June 26, 2013

Reflections on 16 Years of Teaching

If you’ll indulge me, I’m going to be a little nostalgic on this blog post. The largest chunk of my life doing anything has been teaching piano and I decided to end this chapter in my life, my last lessons coming on June 25th, 2013.

Learning piano was a mixed experience for me. I actually started taking private lessons on the recorder in Streetsville, Mississauga and was luckily oblivious to how incredibly “uncool” this was for a young boy. Wisely I kept it a close guarded secret that I rocked the recorder…yeah baby yeah! My parents tell me that at that time I used to bang on the piano and sing silly lyrics along with it. Perhaps as a means of sparing themselves further sonic torture they signed me up for piano lessons.

My first teacher was the stereotypical older lady who taught from her home filled with cats. She used to whack my hand with a ruler if my finger position wasn’t perfect. Not that I have emotional scars from this experience…no, really.

Not surprisingly I wanted to quit. After a few years of this I wanted to quit so much my parents finally indulged me. Generally when a child quits music lessons this is the end, few return. Somehow though I had this deep longing to return and I remember begging my parents to let me return just a year or so later. The deal was I had to pay for a portion of the lessons out of my allowance since I had previously quit. Ouch. It was worth it though and I did it.

What followed changed my life forever. My first teacher upon my return was amazing. Her name was Lisa and she showed me what a “chord” was and why I was playing the notes not just what the notes were. Suddenly I had some knowledge to go with all the constant musical ideas and….well….I haven’t looked back ever since.

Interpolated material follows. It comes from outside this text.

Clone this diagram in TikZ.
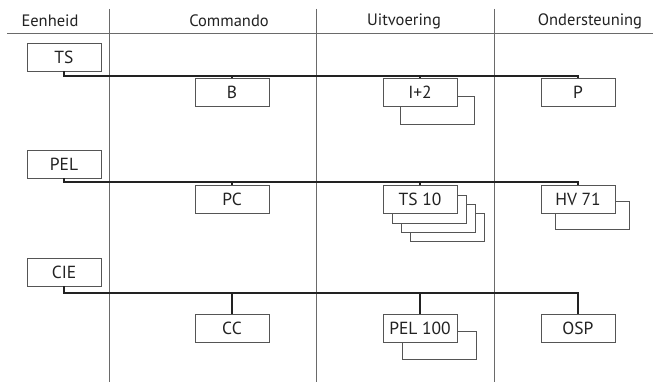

Fast forward to 1996 and I began teaching one student who my grandfather referred to me. I leaned heavily on my experience as a camp counsellor and the inspiration Lisa had awoken in me and it went fairly well. Still, when the programmer at Bloordale Community School asked me in September of 1997 if I would teach a full night of students starting the next day, I was intensely nervous. “Sure I teach piano” I said. A truthful sentiment in the strictest terms but I was far from confident. Of course, my first student had to be a teenage girl only 4 years my junior. Anyway, by the end of 1998 I had tripled my on-paper qualifications as a teacher and was teaching at Bloordale, Hollycrest, James S Bell, and John English Community Schools. I was well on my way to an eventual peak of 61 students per week and I career path I didn’t see coming but loved none the less.

In 2002 I bought a house at 8 Hargrove Lane at the age of 24 and knew the school would have to grow quickly for me to afford to stay at such a young age. I quickly developed strong philosophies (that are the cornerstones of Alderwood teaching methods to this day) and proudly saw us grow from 30 students to 110 within 3 years; adding guitar and then voice lessons as well. I originally called the school “Windward Music School” as a tribute to my background as a sailor and as the word means the direction from which the wind blows, and from which strength, motion, and change are born. (OK, I’m using a little poetic license there).

Over the years I’ve had many highlights including group songwriting classes and several students who lasted and put up with me as their teacher for 9, 10, and even 11 years. It is incredible to watch children grow into young adults, and even to have the honour of teaching adults as they rediscover their youths (minus the ruler slapping the hand part).

Forgive me for sounding like a proud father but I am truly proud of all that Orrett Music Academy (formerly, Alderwood School of Music) has become to date and will become in the future. Exciting recitals, parties, award winning students, scholarships, charitable donations within the community, Juno nominations for teachers, the list goes on. It is nice to leave teaching knowing the vast majority of students here now are only a few degrees of separation from the over 400 total students I used to teach who kindly spread the word.

Today, the teaching is best done by the capable and energetic minds of the younger teachers here, teachers whom I still have much to show. I also have continued advice and encouragement to spare for families of students and will continue to work hard as School Director. With this additional time free from direct teaching, I hope to serve in my Directorial role in an improved, more hands on way.

Thanks for allowing me this little trip down memory lane. I hope what was born out of the hard work of a nervous young teacher will continue to grow into the truly special place I know Alderwood School of Music will become. And to my many former students…thank you for the honour of teaching you, and don’t ever stop smiling when you play. Be fearless and bold. Life is tough, music shouldn’t be. It is our escape and pure joy.